MRI in personalized MNP-based cancer therapy: problems and prospects

In our opinion, the approaches based on in vivo imaging, confirmed in animal models and being researched in the context of clinical trials, are the most promising. Unlike biomarkers analysis, these non-invasive methods make use of equipment and contrast agents available in the majority of hospitals. Besides, compared to the radiological and X-ray examination methods, MRI is safer and more widely spread. However, there is a number of conceptual problems and technical constraints that hamper development of a technology to evaluate and predict the effectiveness of nanodrug delivery in a given patient, namely:

1) different properties of the NPs used as diagnostic and therapeutic agents [5];
2) lack of data on the potential effect the first (diagnostic) dose has on biodistribution of the second (therapeutic) dose;
3) lack of data describing the time-related change, if any, of the EPR effect in the same tumor (the change that may determine differences in accumulation of the first and second NP doses);
4) retrospective character of the majority of studies delivering the data, as well as their focus on one model of tumor only and small samples;
5) lack of studies where investigating the correlation between EPR effect and antitumor response to nanodrugs is a primary goal and there are no concominant factors such as combination therapy

A comprehensive assessment of the EPR effect heterogeneity and its determinants requires studying different tumor models (allografts and xenografts, orthotopic and heterotopic) and types. The analysis of differences in NPs accumulation in different animals within the same tumor model allows intra-group heterogeneity assessment. We have recently performed a number of experiments with MNPs and the results clearly demonstrate that MRI can be used to assess the EPR effect in different tumor models and various animals (fig. 2). Based on the data obtained, it is possible to rank animals into prognostic groups and subsequently assess therapeutic efficacy of the nanodrugs. Heterogeneity of the NPs accumulation can also be associated with evolution of tumor vessels and changes in the tissues architecture, which dictates the need for studying EPR effect at the different stages of tumor growth.

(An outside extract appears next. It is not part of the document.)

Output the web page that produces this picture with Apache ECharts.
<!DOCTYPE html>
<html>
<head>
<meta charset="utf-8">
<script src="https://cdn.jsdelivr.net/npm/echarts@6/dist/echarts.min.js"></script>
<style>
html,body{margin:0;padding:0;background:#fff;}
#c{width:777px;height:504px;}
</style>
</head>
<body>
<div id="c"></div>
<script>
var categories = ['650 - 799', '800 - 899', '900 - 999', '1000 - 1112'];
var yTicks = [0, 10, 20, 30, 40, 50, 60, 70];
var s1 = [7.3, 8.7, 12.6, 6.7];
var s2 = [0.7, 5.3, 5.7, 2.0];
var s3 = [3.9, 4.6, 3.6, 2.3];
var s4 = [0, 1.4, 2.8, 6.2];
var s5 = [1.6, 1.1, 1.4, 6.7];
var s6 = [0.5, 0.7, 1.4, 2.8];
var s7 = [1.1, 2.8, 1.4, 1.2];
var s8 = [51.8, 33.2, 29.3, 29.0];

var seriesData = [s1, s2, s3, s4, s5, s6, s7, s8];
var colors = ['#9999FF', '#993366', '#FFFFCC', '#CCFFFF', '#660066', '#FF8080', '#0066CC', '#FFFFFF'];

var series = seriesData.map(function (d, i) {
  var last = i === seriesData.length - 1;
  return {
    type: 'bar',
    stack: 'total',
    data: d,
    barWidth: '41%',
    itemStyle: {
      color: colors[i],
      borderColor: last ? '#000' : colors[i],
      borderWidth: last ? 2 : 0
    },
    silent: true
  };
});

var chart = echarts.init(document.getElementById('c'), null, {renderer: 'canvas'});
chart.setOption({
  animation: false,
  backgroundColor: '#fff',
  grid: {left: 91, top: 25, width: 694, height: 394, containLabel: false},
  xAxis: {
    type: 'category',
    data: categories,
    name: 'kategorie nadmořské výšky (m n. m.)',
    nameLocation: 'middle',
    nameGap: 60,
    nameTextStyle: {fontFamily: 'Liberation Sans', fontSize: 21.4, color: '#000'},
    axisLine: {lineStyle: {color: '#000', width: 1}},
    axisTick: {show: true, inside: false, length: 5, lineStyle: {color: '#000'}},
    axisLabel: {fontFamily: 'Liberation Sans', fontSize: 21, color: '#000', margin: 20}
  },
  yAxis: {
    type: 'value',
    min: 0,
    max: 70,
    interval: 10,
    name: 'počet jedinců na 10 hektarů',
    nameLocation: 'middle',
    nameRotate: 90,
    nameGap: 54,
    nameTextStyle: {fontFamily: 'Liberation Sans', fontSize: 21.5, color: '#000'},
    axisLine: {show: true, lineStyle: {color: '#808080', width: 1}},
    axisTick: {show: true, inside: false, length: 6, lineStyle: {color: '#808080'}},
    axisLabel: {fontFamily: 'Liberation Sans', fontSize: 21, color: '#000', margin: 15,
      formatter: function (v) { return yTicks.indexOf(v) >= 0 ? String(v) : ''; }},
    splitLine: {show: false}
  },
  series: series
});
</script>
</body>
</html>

An important step in the process of introducing personalized nanodrug therapy to routine clinical practice is comparison of accumulation of the first and the second doses of NPs. Firstly, physicochemical properties of diagnostic and therapeutic NPs should be the same. Secondly, there is a possibility that the first dose affects subsequent NP administrations. For example, earlier studies have shown that first intravenous injection of oncolytic viruses activates subsequent doses capturing by monocytes/macrophages. The same phenomenon may be peculiar to multiple dosing of NPs. Finally, the EPR effect can change dynamically within the same tumor, a factor that should be taken into account when assessing predictive power of the first dose. NPs conjugated with different dyes can be used to model biodistribution of the two doses. Intravital microscopy allows evaluating extravasation, diffusion and accumulation dynamics of the first and the second doses, as well as target cells in the tumor microenvironment. A combination of MRI and intravital microscopy also shows promise. The first method allows screening and ranking tumors into high and low NP accumulation groups, while the second enables investigation of the cellular mechanisms defining the differences in the EPR effect.

CONCLUSIONS

The concept of applying non-invasive methods and MNPs to develop individual therapeutic algorithms in oncology seems promising and realistic. The use of novel methods studying EPR determinants, as well as validation of MRI as a screening method in animal models will facilitate introduction of the personalized cancer nanotherapy technology to the routine clinical practice.